Wind energy and other forms of renewable energy have been a fixture of President Joe Biden's environmental infrastructure goals. Biden's administration has targeted 30 gigawatts of electricity capacity to be produced by offshore windfarms by 2030.
LEEDCo estimates the offshore wind business will produce $70 billion of economic activity by 2030. Ohio has no choice to but to get on board with renewables, said Ronn Richard, LEEDCo's board chairman and CEO of the Cleveland Foundation.
"The Cleveland Foundation has supported Project Icebreaker from its inception because this is about more than clean energy – this is about a healthy economy and a healthy community," said Richard. "This decision will create jobs, attract talent from outside our region and retain the best and brightest minds from right here in Ohio.
"It also shows that we’re committed to improving health outcomes for Ohioans by cleaning up the air we breathe and the water we drink.

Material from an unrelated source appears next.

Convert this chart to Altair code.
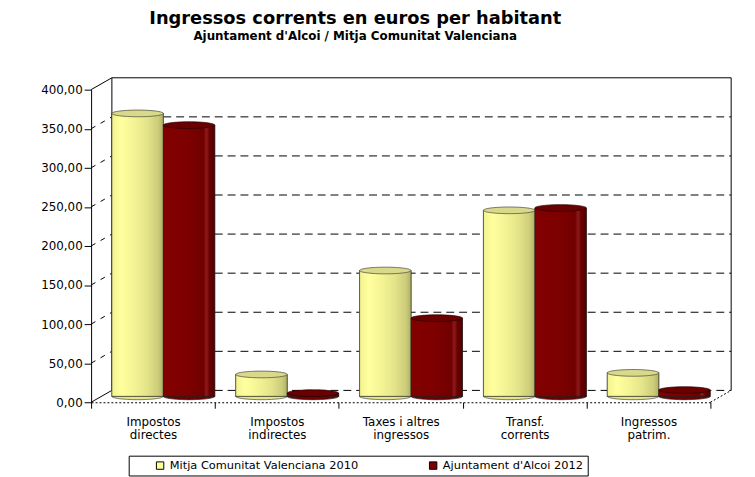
import altair as alt
import pandas as pd

# ---- data ----
categories = ["Impostos\ndirectes", "Impostos\nindirectes", "Taxes i altres\ningressos",
              "Transf.\ncorrents", "Ingressos\npatrim."]
series = ["Mitja Comunitat Valenciana 2010", "Ajuntament d'Alcoi 2012"]
cv_2010 = [362, 28, 161, 238, 30]
alcoi_2012 = [347, 4, 100, 241, 8]
y_ticks = [0, 50, 100, 150, 200, 250, 300, 350, 400]
colors = ["#ffff99", "#800000"]

rows = []
for c, a, b in zip(categories, cv_2010, alcoi_2012):
    rows.append({"cat": c, "serie": series[0], "value": a})
    rows.append({"cat": c, "serie": series[1], "value": b})
df = pd.DataFrame(rows)
ticks_df = pd.DataFrame({"v": y_ticks})

W, H = 626, 316
DX, DY = 21, -12      # depth of the 3D box
BY = -6               # bars sit half way in depth
FONT = "DejaVu Sans"

x_axis = alt.Axis(title=None, labelExpr="split(datum.label, '\\n')", labelAngle=0,
                  labelFont=FONT, labelFontSize=12, labelLineHeight=13.5,
                  labelPadding=8, labelColor="black", tickBand="extent",
                  tickSize=6, tickColor="black", domainColor="black",
                  domainDash=[2, 2], domainWidth=1, labelLimit=200)
y_axis = alt.Axis(title=None, values=y_ticks,
                  labelExpr="replace(format(datum.value, '.2f'), '.', ',')",
                  labelFont=FONT, labelFontSize=12, labelColor="black",
                  tickSize=7, tickColor="black", domainColor="black",
                  grid=False, labelPadding=2, labelOverlap=False, labelFlush=False)
y_scale = alt.Scale(domain=[0, 400], nice=False)

x_enc = alt.X("cat:N", sort=categories,
              scale=alt.Scale(paddingInner=0, paddingOuter=0), axis=x_axis)
xo_enc = alt.XOffset("serie:N", sort=series,
                     scale=alt.Scale(range=[21, 125], paddingInner=0, paddingOuter=0))
y_enc = alt.Y("value:Q", stack=None, scale=y_scale, axis=y_axis)
yv = alt.Y("v:Q", scale=y_scale, axis=y_axis)
y_top = alt.Y(datum=400, scale=y_scale, axis=y_axis)
y_zero = alt.Y(datum=0, scale=y_scale, axis=y_axis)

base_t = alt.Chart(ticks_df)

# back wall grid (dashed) and edges (solid)
grid = base_t.transform_filter("datum.v < 400").mark_rule(
    color="black", strokeWidth=1, strokeDash=[8, 5], yOffset=DY
).encode(y=yv, x=alt.value(DX), x2=alt.value(W + DX))
top_edge = base_t.transform_filter("datum.v == 400").mark_rule(
    color="black", strokeWidth=1, yOffset=DY
).encode(y=yv, x=alt.value(DX), x2=alt.value(W + DX))
left_back = base_t.transform_filter("datum.v == 0").mark_rule(
    color="black", strokeWidth=1, yOffset=DY, y2Offset=DY
).encode(x=alt.value(DX), y=y_top, y2=alt.Y2(datum=0))
right_back = base_t.transform_filter("datum.v == 0").mark_rule(
    color="black", strokeWidth=1, yOffset=DY, y2Offset=DY
).encode(x=alt.value(W + DX), y=y_top, y2=alt.Y2(datum=0))
# side wall depth lines
side_dash = base_t.transform_filter("datum.v > 0 && datum.v < 400").mark_rule(
    color="black", strokeWidth=1, strokeDash=[5, 6], y2Offset=DY
).encode(x=alt.value(0), x2=alt.value(DX), y=yv, y2=alt.Y2("v:Q"))
side_solid = base_t.transform_filter("datum.v == 0 || datum.v == 400").mark_rule(
    color="black", strokeWidth=1, y2Offset=DY
).encode(x=alt.value(0), x2=alt.value(DX), y=yv, y2=alt.Y2("v:Q"))
floor_right = base_t.transform_filter("datum.v == 0").mark_rule(
    color="black", strokeWidth=1, strokeDash=[2, 2], y2Offset=DY
).encode(x=alt.value(W), x2=alt.value(W + DX), y=yv, y2=alt.Y2("v:Q"))

ELL = "M -1 0 A 1 0.13 0 1 0 1 0 A 1 0.13 0 1 0 -1 0 Z"
BAR_W = 52

base = alt.Chart(df)

bars_plain = base.mark_bar(yOffset=BY, y2Offset=BY, stroke="#222", strokeWidth=0.6).encode(
    x=x_enc, xOffset=xo_enc, y=y_enc, y2=alt.Y2(datum=0),
    color=alt.Color("serie:N", sort=series,
                    scale=alt.Scale(domain=series, range=colors),
                    legend=alt.Legend(orient="none", legendX=38, legendY=370,
                                      direction="horizontal", title=None,
                                      symbolType="square", symbolSize=56,
                                      symbolStrokeColor="black", symbolStrokeWidth=1,
                                      labelFontSize=11.5, labelFont=FONT, labelColor="black",
                                      labelLimit=400,
                                      strokeColor="black", fillColor="white", padding=4,
                                      columnPadding=47, symbolOffset=22, labelOffset=4)))

grads = [
    [("#f2f28f", 0.0), ("#ffff9e", 0.18), ("#f3f394", 0.45), ("#e2e289", 0.7),
     ("#cccc7a", 0.9), ("#b0b066", 1.0)],
    [("#830000", 0.0), ("#7d0000", 0.5), ("#700000", 0.78), ("#8e1a1a", 0.84),
     ("#680000", 0.9), ("#520000", 1.0)],
]
cap_fill = ["#d9d98c", "#6a0000"]
cap_stroke = ["#444433", "#2a0000"]
bottom_fill = ["#e4e48c", "#700000"]

layers = [grid, top_edge, left_back, right_back, side_dash, side_solid, floor_right]

for i, s in enumerate(series):
    sub = base.transform_filter(alt.datum.serie == s)
    layers.append(sub.mark_point(shape=ELL, size=BAR_W * BAR_W, filled=True,
                                 fill=bottom_fill[i], stroke=cap_stroke[i],
                                 strokeWidth=0.7, opacity=1, yOffset=BY).encode(
        x=x_enc, xOffset=xo_enc, y=y_zero))

layers.append(bars_plain)

for i, s in enumerate(series):
    sub = base.transform_filter(alt.datum.serie == s)
    grad = alt.LinearGradient(gradient="linear",
                              stops=[alt.GradientStop(color=c, offset=o) for c, o in grads[i]],
                              x1=0, x2=1, y1=0, y2=0)
    layers.append(sub.mark_bar(fill=grad, stroke="#222", strokeWidth=0.6,
                               yOffset=BY, y2Offset=BY).encode(
        x=x_enc, xOffset=xo_enc, y=y_enc, y2=alt.Y2(datum=0)))
    layers.append(sub.mark_point(shape=ELL, size=BAR_W * BAR_W, filled=True,
                                 fill=cap_fill[i], stroke=cap_stroke[i],
                                 strokeWidth=0.7, opacity=1, yOffset=BY).encode(
        x=x_enc, xOffset=xo_enc, y=y_enc))

chart = alt.layer(*layers).properties(
    width=W, height=H,
    autosize=alt.AutoSizeParams(type="none"),
    padding={"left": 84, "top": 80, "right": 37, "bottom": 73},
    title=alt.TitleParams(text="Ingressos corrents en euros per habitant",
                          subtitle="Ajuntament d'Alcoi / Mitja Comunitat Valenciana",
                          font=FONT, subtitleFont=FONT, fontSize=18, subtitleFontSize=12,
                          fontWeight="bold", subtitleFontWeight="bold",
                          color="black", subtitleColor="black",
                          anchor="middle", dx=-46, offset=36, subtitlePadding=3),
).configure(font=FONT, background="white").configure_view(stroke=None).configure_axis(
    labelOverlap=False)

chart.save("out.html", embed_options={"renderer": "svg", "actions": False})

It’s our hope that LEEDCo can now resume selling the remainder of the power and turn this dream into a reality."
Ohio U.S. Rep. Marcy Kaptur said:
"Energy innovation has faced a lot of headwinds in Ohio as of late. But now, the Ohio Supreme Court’s decision puts the wind in our sails by offering a window on a promising technology which can diversify America's energy portfolio. Ohio needs a comprehensive energy strategy to attract industry investment, lower costs on consumers and businesses, and create good-paying jobs and new opportunity here in our centrally located, resource-abundant region. The Lake Erie Icebreaker Wind project is exactly the kind of forward-thinking plan that will move us in the right direction. As Chair of the House Energy and Water Subcommittee, I am committed to helping Ohio secure its energy future."